>>

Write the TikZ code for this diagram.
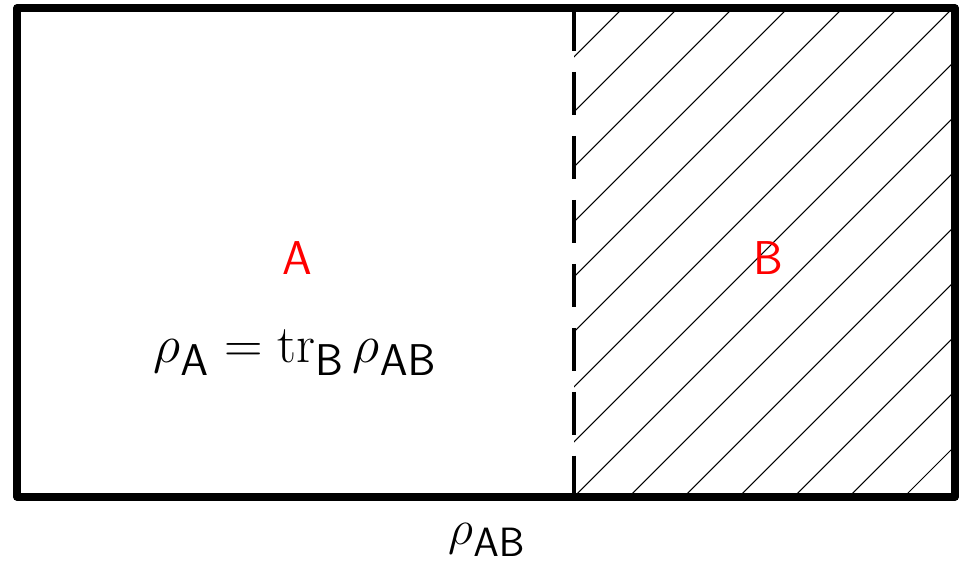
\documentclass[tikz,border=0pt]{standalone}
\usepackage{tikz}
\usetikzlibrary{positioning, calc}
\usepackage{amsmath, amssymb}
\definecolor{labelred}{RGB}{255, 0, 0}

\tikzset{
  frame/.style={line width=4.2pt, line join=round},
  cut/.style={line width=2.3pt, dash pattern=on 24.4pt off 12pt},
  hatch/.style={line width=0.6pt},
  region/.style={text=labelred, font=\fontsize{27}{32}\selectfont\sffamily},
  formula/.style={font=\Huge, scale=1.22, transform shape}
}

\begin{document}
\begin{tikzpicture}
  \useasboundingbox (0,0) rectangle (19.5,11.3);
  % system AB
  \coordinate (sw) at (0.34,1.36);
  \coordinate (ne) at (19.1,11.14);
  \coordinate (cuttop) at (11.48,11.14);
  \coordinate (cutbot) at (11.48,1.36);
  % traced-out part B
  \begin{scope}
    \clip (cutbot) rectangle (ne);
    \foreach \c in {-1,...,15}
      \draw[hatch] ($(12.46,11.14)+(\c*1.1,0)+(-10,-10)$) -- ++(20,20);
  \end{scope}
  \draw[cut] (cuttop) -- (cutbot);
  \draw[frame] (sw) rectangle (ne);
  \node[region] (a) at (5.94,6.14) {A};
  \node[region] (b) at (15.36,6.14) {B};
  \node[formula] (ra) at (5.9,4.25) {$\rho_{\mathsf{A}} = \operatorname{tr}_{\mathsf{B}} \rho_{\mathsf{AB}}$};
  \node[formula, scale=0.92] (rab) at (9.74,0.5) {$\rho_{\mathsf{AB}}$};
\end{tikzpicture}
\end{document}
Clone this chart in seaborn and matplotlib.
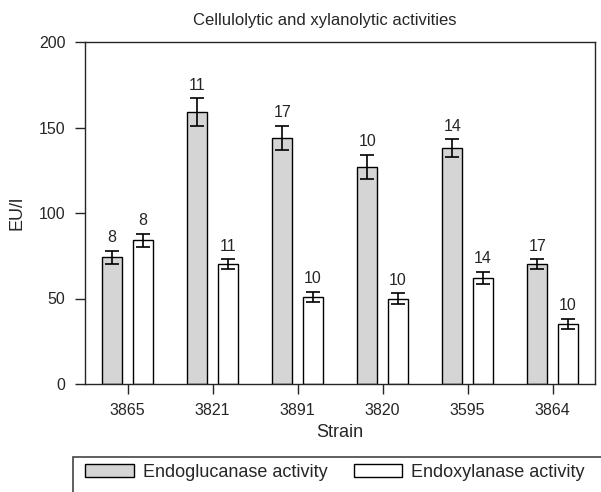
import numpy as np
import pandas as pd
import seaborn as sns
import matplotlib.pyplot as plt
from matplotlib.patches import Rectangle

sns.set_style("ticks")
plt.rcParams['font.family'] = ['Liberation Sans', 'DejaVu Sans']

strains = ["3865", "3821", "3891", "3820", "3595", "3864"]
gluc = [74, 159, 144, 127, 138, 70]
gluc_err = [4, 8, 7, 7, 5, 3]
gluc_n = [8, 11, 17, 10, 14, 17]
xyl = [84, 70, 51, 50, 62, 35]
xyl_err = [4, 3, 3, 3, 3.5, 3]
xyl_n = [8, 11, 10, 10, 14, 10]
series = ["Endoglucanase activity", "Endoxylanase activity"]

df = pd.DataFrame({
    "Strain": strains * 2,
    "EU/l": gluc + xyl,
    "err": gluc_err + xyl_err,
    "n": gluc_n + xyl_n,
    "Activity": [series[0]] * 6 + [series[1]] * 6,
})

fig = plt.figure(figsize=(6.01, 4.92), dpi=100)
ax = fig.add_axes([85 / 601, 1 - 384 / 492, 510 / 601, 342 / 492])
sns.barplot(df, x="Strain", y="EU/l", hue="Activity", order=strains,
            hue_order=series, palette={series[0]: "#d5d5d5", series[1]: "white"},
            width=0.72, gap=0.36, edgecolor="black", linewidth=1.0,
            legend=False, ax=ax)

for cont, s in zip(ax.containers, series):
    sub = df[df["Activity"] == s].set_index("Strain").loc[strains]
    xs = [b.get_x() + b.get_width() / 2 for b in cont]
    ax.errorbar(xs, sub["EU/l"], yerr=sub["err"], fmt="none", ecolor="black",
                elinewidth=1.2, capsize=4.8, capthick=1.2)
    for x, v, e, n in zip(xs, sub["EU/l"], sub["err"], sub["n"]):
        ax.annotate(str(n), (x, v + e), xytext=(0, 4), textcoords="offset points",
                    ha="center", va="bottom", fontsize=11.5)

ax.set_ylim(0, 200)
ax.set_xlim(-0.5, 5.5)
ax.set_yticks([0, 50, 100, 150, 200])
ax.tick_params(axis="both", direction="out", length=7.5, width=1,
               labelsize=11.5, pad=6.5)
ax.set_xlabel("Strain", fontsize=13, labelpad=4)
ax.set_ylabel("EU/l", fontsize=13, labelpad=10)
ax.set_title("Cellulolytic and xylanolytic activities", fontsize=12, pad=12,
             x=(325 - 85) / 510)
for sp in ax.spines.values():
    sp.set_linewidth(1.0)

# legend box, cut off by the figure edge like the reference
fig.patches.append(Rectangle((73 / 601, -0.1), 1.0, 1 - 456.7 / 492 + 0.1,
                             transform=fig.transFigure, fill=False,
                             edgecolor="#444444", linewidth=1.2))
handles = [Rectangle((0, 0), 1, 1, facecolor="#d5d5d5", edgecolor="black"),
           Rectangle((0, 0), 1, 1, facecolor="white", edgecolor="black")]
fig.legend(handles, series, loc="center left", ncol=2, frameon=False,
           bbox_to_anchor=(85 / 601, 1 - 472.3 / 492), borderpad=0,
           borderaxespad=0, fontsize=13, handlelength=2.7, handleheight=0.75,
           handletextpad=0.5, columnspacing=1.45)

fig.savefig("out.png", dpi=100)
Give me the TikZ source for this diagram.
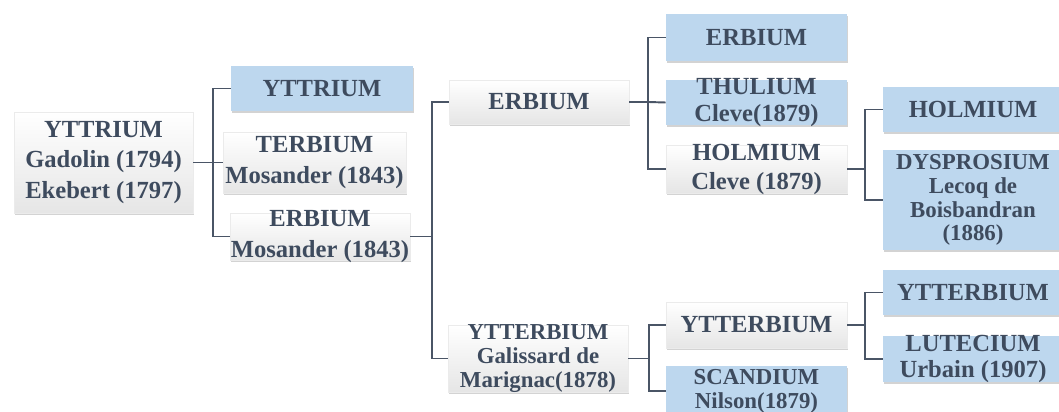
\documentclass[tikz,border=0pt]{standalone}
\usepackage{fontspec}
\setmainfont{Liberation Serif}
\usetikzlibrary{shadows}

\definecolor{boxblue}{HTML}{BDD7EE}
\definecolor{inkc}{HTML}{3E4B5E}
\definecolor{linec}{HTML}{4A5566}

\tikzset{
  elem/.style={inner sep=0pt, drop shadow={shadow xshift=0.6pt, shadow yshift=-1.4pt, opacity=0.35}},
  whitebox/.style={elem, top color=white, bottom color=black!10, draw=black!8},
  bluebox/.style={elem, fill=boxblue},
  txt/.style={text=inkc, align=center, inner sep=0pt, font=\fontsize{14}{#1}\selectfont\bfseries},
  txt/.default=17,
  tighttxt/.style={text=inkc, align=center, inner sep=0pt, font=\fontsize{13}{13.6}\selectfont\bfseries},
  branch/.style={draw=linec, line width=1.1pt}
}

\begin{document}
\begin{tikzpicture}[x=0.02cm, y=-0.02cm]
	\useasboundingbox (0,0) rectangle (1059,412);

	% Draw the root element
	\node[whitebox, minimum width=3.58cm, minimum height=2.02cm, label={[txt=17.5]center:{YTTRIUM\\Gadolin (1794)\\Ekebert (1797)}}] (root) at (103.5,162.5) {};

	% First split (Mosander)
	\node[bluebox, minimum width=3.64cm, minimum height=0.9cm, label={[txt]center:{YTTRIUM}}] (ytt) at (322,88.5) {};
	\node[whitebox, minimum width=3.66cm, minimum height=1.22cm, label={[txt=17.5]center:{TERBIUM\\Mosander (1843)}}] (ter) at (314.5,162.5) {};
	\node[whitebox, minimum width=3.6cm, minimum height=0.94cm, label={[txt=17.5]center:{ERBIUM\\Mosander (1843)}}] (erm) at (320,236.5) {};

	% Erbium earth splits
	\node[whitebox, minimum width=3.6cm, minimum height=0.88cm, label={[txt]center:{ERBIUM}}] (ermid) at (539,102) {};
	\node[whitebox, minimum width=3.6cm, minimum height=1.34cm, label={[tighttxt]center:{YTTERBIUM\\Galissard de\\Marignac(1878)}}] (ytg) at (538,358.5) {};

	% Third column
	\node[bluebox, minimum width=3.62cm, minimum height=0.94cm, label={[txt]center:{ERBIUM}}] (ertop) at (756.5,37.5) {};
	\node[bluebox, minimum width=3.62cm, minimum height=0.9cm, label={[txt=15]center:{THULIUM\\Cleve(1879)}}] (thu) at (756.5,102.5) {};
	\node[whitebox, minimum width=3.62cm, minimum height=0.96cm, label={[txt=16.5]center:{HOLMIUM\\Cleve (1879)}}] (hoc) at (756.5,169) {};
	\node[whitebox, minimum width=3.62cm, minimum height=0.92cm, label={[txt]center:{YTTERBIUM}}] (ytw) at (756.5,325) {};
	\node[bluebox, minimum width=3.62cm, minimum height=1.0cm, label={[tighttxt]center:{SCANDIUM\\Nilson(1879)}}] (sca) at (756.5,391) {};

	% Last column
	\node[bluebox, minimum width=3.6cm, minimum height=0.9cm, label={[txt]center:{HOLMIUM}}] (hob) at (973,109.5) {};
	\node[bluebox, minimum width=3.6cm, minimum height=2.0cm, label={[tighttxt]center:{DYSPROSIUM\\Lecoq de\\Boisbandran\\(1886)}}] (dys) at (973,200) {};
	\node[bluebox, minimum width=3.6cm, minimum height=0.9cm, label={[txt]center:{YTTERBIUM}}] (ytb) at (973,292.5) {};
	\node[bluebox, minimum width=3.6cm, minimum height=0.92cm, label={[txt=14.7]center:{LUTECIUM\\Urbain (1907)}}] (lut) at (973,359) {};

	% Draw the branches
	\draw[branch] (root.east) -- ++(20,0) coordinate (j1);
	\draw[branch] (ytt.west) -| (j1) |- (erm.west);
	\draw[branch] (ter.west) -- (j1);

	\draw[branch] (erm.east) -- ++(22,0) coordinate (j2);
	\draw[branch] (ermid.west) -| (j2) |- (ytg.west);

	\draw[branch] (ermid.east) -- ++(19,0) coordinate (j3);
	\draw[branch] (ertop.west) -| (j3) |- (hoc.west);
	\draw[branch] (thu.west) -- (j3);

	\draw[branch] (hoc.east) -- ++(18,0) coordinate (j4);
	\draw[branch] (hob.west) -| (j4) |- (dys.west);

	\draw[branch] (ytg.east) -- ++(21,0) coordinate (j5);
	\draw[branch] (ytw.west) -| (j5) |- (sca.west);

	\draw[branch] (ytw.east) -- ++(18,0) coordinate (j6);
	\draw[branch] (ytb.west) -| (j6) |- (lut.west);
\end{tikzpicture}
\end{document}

<<

* To do *
Set the lines above down again, word for word, from the first through the one containing "from matplotlib.patches import Rectangle"; pictures excluded.

* Task result *
Write the TikZ code for this diagram.
\documentclass[tikz,border=0pt]{standalone}
\usepackage{tikz}
\usetikzlibrary{positioning, calc}
\usepackage{amsmath, amssymb}
\definecolor{labelred}{RGB}{255, 0, 0}

\tikzset{
  frame/.style={line width=4.2pt, line join=round},
  cut/.style={line width=2.3pt, dash pattern=on 24.4pt off 12pt},
  hatch/.style={line width=0.6pt},
  region/.style={text=labelred, font=\fontsize{27}{32}\selectfont\sffamily},
  formula/.style={font=\Huge, scale=1.22, transform shape}
}

\begin{document}
\begin{tikzpicture}
  \useasboundingbox (0,0) rectangle (19.5,11.3);
  % system AB
  \coordinate (sw) at (0.34,1.36);
  \coordinate (ne) at (19.1,11.14);
  \coordinate (cuttop) at (11.48,11.14);
  \coordinate (cutbot) at (11.48,1.36);
  % traced-out part B
  \begin{scope}
    \clip (cutbot) rectangle (ne);
    \foreach \c in {-1,...,15}
      \draw[hatch] ($(12.46,11.14)+(\c*1.1,0)+(-10,-10)$) -- ++(20,20);
  \end{scope}
  \draw[cut] (cuttop) -- (cutbot);
  \draw[frame] (sw) rectangle (ne);
  \node[region] (a) at (5.94,6.14) {A};
  \node[region] (b) at (15.36,6.14) {B};
  \node[formula] (ra) at (5.9,4.25) {$\rho_{\mathsf{A}} = \operatorname{tr}_{\mathsf{B}} \rho_{\mathsf{AB}}$};
  \node[formula, scale=0.92] (rab) at (9.74,0.5) {$\rho_{\mathsf{AB}}$};
\end{tikzpicture}
\end{document}
Clone this chart in seaborn and matplotlib.
import numpy as np
import pandas as pd
import seaborn as sns
import matplotlib.pyplot as plt
from matplotlib.patches import Rectangle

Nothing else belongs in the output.